The women of the castle stood behind them, whips and canes at their feet, blood splattered on their faces and congealing on their hands, in their hair.

The barbarians pointed, stared, gasped.

The men of the castle stood. From the lowest stable boy to the lord protector, they rose to their feet on shaking legs, blood cracking and popping, wiping salt sweat and blood from their eyes. Their clothes fell apart, or stuck to the blood on the stone of the castle when they rose, and more torn flesh appeared.

They gathered up the weapons at their feet, and stood against the horde. One stepped forward, the most flayed of all. Skin hung in ribbons, blood had caked and matted the hair around his eye until he couldn’t open it.

He drew his sword in salute, and the horde winced as his teeth ground against each other with the pain of moving.
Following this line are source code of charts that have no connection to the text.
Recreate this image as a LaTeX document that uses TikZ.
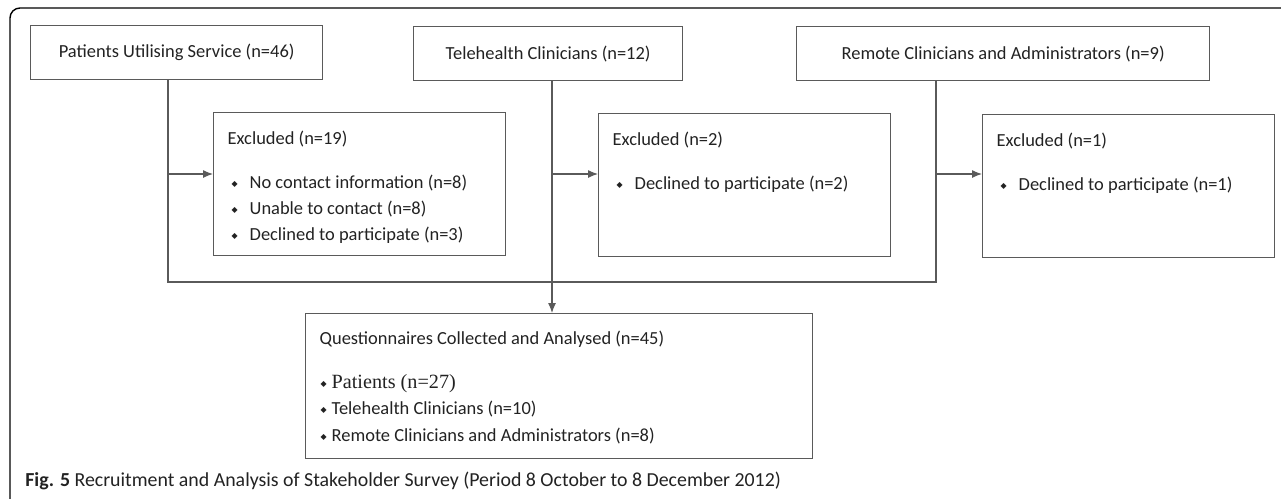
\documentclass[tikz,border=0pt]{standalone}
\usepackage{fontspec}
\setmainfont{Carlito}
\newfontfamily\timesfont{Liberation Serif}
\newfontfamily\symbfont{DejaVu Sans}
\usetikzlibrary{arrows.meta}
\definecolor{boxgray}{HTML}{5A5A5A}
\definecolor{txtgray}{HTML}{222222}
\newlength\pxu
\setlength\pxu{0.02cm}
\newcommand\bul{\makebox[6\pxu][c]{\symbfont\fontsize{4.5}{5}\selectfont\raisebox{0.4ex}{◆}}}
\newcommand\itm[1]{\hspace*{18\pxu}\bul\hspace{12\pxu}#1}
\newcommand\itmb[1]{\hspace*{15\pxu}\bul\hspace{5\pxu}#1}

\begin{document}
\begin{tikzpicture}[x=0.02cm,y=-0.02cm,
    topbox/.style={draw=boxgray,line width=0.75pt,anchor=north west,inner sep=0pt,
      minimum height=54\pxu,text=txtgray,font=\fontsize{10.5}{14.7}\selectfont},
    listbox/.style={draw=boxgray,line width=0.75pt,anchor=north west,inner sep=0pt,
      text=txtgray,font=\fontsize{10.5}{14.7}\selectfont},
    link/.style={draw=boxgray,line width=0.65pt},
    arr/.style={link,-{Latex[length=0.2cm,width=0.16cm]}}]
  \useasboundingbox (0,0) rectangle (1281,498);
  \draw[line width=0.8pt,rounded corners=0.2cm] (10,505) -- (10,8) -- (1290,8);

  \node[topbox,minimum width=292\pxu] (pat) at (30,25) {Patients Utilising Service (n=46)};
  \node[topbox,minimum width=269\pxu] (tel) at (413,26) {Telehealth Clinicians (n=12)};
  \node[topbox,minimum width=413\pxu] (rem) at (796,26) {Remote Clinicians and Administrators (n=9)};

  \node[listbox] (exa) at (213,112) {\parbox[c][143\pxu][t]{292\pxu}{\rule{0pt}{32\pxu}\hspace*{14\pxu}Excluded (n=19)\\[18\pxu]
    \itm{No contact information (n=8)}\\
    \itm{Unable to contact (n=8)}\\
    \itm{Declined to participate (n=3)}}};
  \node[listbox] (exb) at (598,113) {\parbox[c][143\pxu][t]{292\pxu}{\rule{0pt}{32\pxu}\hspace*{14\pxu}Excluded (n=2)\\[18\pxu]
    \itm{Declined to participate (n=2)}}};
  \node[listbox] (exc) at (982,114) {\parbox[c][143\pxu][t]{292\pxu}{\rule{0pt}{32\pxu}\hspace*{14\pxu}Excluded (n=1)\\[18\pxu]
    \itm{Declined to participate (n=1)}}};

  \node[listbox] (fin) at (305,313) {\parbox[c][145\pxu][t]{507\pxu}{\rule{0pt}{31\pxu}\hspace*{14\pxu}Questionnaires Collected and Analysed (n=45)\\[18\pxu]
    \itmb{{\timesfont\fontsize{11.5}{14.7}\selectfont Patients (n=27)}}\\
    \itmb{Telehealth Clinicians (n=10)}\\[1\pxu]
    \itmb{Remote Clinicians and Administrators (n=8)}}};

  \coordinate (jl) at (168,282);
  \coordinate (jr) at (936,282);
  \coordinate (jm) at (552,0);
  \coordinate (ya) at (0,174);
  \draw[link] (pat.south -| jl) -- (jl) -- (jr) -- (rem.south -| jr);
  \draw[arr] (tel.south -| jm) -- (fin.north -| jm);
  \draw[arr] (jl |- ya) -- (exa.west |- ya);
  \draw[arr] (jm |- ya) -- (exb.west |- ya);
  \draw[arr] (jr |- ya) -- (exc.west |- ya);

  \node[anchor=base west,inner sep=0pt,text=txtgray,font=\fontsize{11.3}{13}\selectfont] (cap) at (25,486)
    {\textbf{Fig. 5} Recruitment and Analysis of Stakeholder Survey (Period 8 October to 8 December 2012)};
\end{tikzpicture}
\end{document}
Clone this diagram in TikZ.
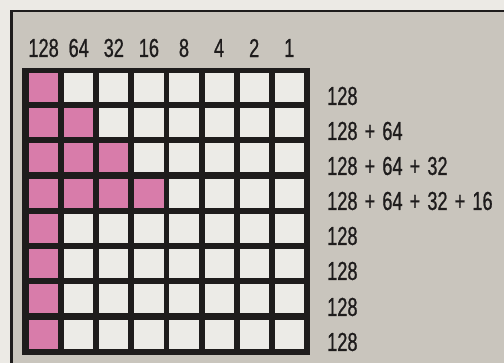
\documentclass[tikz,border=0pt]{standalone}
\usepackage{fontspec}
\setmainfont{Liberation Sans}[FakeStretch=0.7, WordSpace=1.4, FakeBold=0.8]
\usetikzlibrary{positioning,calc}

\definecolor{paper}{RGB}{236,234,229}
\definecolor{board}{RGB}{201,197,189}
\definecolor{cell}{RGB}{236,235,231}
\definecolor{ink}{RGB}{30,28,28}
\definecolor{lit}{RGB}{216,124,170}

\begin{document}
\begin{tikzpicture}[x=1pt,y=-1pt,
  lbl/.style={font=\fontsize{26}{26}\selectfont, text=ink, inner sep=0pt}]

\useasboundingbox (0,0) rectangle (504,363);
\clip (0,0) rectangle (504,363);
\fill[paper] (0,0) rectangle (504,363);

% the board
\fill[board] (11.5,11) rectangle (520,380);
\draw[ink, line width=2.5pt] (11.5,380) -- (11.5,11) -- (520,11);

% grid
\fill[ink] (22,68) rectangle (310,355);
\foreach \r in {0,...,7}
  \foreach \c in {0,...,7}
    \fill[cell] ({29+35.1*\c},{72.7+35.3*\r}) rectangle +(29.2,29);

% lit cells
\foreach \r/\n in {0/0,1/1,2/2,3/3,4/0,5/0,6/0,7/0}
  \foreach \c in {0,...,\n}
    \fill[lit] ({29+35.1*\c},{72.7+35.3*\r}) rectangle +(29.2,29);

% bit values
\foreach \v [count=\i from 0] in {128,64,32,16,8,4,2,1}
  \node[lbl] (bit\i) at ({43.6+35.1*\i},48) {\v};

% row sums
\node[lbl, anchor=west] (sum1) at (327,96) {128};
\node[lbl, anchor=west] (sum2) at (327,131) {128 + 64};
\node[lbl, anchor=west] (sum3) at (327,166) {128 + 64 + 32};
\node[lbl, anchor=west] (sum4) at (327,201) {128 + 64 + 32 + 16};
\node[lbl, anchor=west] (sum5) at (327,236) {128};
\node[lbl, anchor=west] (sum6) at (327,271) {128};
\node[lbl, anchor=west] (sum7) at (327,307) {128};
\node[lbl, anchor=west] (sum8) at (327,342) {128};

\end{tikzpicture}
\end{document}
The horsemen stared at the men on the wall. The men on the wall looked at the horsemen.

A sudden snap broke the long silence. One of the horseman rode to the castle wall, dropped a broken arrow before it, and rode back the way he had came. Others followed. Soon the arrows piled at the wall of the castle, and the rising cloud of dust obscured all but the slightest outlines of the horde as it rode back to the East.

Life at the castle returned to normal quickly. There was livestock to be tended, and refugees were still pouring in from places that the barbarians had overrun. Surviving the winter was again the order of the day.

Except that sometimes, usually at night, people would come out and stare at the bloodstains on the castle walls. A few would run their fingers over it, and wonder if it was just their imagination that made it feel warmer than the surrounding stone.

And sometimes, the blood on the wall would be fresh.